特に5月~6月はその中でも多い時期だといいます。その理由は新学期になって1か月経ち、チームが本格始動するタイミングだからだそう。
学年が上がったり、ジュニアからジュニアユースへとステージが上がったりすることで、子どもたちがサッカーをする環境のレベルはどの子も1段上がります。練習量や運動量が増えることに加え、今までと違う練習方法や練習時間になります。ついていくことがやっとという子も少なくないはずです。
そんな環境の中、子どもたちは多少無理をしてでもついていかなくてはと、気持ちをふるわせて頑張ります。
どうにか「できる」けれども、実際はフィジカル的には「できる」のレベルに至っておらず、無理をしてしまう。十分に体が使えていない中でさらにストレスをかけることが恒常的に続き、ターンオーバー出来ないまま続けがちになりケガに繋がる......。

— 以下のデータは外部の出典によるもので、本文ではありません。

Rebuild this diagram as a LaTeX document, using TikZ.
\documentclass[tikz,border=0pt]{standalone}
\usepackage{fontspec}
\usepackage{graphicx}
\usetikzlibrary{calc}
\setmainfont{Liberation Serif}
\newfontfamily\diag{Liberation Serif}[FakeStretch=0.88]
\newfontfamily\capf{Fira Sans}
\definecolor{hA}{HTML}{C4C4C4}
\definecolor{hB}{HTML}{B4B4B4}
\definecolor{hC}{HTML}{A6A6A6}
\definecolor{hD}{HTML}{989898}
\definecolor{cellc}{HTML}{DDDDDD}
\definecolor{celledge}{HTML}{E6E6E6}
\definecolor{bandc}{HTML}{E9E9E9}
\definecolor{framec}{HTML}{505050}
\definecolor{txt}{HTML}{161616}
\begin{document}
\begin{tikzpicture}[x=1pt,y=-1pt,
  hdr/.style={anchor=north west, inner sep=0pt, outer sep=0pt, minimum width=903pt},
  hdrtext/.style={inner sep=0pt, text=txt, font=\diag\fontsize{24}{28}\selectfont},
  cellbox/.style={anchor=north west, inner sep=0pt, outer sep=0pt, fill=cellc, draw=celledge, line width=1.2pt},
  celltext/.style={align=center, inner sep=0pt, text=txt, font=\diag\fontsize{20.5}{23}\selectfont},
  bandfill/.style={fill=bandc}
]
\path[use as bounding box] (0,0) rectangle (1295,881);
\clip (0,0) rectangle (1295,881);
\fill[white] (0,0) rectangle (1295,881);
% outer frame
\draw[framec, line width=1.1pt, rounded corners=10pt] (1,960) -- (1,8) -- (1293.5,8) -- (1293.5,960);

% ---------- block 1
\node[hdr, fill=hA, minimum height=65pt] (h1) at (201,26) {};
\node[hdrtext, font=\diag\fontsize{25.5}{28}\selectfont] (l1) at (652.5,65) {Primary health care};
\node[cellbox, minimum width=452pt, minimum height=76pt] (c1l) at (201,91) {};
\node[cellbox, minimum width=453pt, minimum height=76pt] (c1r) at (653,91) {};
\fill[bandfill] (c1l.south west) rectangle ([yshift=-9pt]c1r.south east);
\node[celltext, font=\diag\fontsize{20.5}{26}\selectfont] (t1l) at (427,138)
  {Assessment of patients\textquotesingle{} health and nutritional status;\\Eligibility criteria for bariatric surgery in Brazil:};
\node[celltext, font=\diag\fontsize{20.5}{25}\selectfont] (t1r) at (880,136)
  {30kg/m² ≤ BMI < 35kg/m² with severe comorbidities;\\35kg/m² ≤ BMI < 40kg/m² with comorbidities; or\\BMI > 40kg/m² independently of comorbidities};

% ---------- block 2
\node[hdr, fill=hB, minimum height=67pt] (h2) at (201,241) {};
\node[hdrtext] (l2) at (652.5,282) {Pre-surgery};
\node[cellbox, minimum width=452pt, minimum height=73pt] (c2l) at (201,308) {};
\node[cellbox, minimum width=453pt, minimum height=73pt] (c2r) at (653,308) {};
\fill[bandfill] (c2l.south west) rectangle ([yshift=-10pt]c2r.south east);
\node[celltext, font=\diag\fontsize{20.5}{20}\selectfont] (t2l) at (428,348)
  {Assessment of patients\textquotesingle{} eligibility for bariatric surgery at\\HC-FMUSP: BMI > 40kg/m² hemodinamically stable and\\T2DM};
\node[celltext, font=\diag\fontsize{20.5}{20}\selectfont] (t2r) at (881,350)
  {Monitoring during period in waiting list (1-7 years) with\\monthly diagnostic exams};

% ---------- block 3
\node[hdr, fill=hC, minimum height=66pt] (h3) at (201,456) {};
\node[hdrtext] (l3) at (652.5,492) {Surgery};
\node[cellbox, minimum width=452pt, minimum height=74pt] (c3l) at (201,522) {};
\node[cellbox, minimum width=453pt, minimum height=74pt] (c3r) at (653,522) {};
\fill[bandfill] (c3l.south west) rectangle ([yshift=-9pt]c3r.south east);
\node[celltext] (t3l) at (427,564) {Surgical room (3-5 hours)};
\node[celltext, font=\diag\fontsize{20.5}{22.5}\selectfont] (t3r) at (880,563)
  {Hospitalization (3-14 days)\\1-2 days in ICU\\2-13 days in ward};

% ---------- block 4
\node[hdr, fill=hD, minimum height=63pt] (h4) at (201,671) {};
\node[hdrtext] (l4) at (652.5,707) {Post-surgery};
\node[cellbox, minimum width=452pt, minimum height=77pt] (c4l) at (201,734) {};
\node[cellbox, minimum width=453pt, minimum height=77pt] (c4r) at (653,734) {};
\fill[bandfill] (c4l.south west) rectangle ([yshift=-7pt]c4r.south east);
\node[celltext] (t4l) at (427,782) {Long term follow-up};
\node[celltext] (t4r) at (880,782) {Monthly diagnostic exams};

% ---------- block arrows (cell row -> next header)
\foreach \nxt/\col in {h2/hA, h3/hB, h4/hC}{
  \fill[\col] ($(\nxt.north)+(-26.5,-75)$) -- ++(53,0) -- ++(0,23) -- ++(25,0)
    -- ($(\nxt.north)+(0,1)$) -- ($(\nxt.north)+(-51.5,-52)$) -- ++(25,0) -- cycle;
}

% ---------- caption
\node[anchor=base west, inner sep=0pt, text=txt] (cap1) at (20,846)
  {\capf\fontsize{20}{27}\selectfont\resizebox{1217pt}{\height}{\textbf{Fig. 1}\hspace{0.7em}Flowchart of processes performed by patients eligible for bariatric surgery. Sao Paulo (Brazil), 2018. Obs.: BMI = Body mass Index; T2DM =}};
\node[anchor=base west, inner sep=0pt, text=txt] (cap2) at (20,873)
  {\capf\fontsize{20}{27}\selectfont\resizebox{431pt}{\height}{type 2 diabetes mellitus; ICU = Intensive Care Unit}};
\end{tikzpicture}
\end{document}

これが春にケガが増えるメカニズムです。
■春先に増えるケース「足首・ひざを非接触で受傷」その原因とは
起こりがちなケガの部位は競技ごとに異なり、サッカーの場合は足首とひざが圧倒的に多いのが特徴です。
具体的なケガとしては、前十字靭帯の断裂やひざのお皿の脱臼などで、ジャンプをした後の着地に失敗したり、転んだりすることで起こりがちです。
その大多数は非接触(ノーコンタクト)でのケガ。全体のケガの7割がこれにあたります。
残りの3割は相手との接触で起こりますが、これはいわば事故のようなもので、避けることはできません。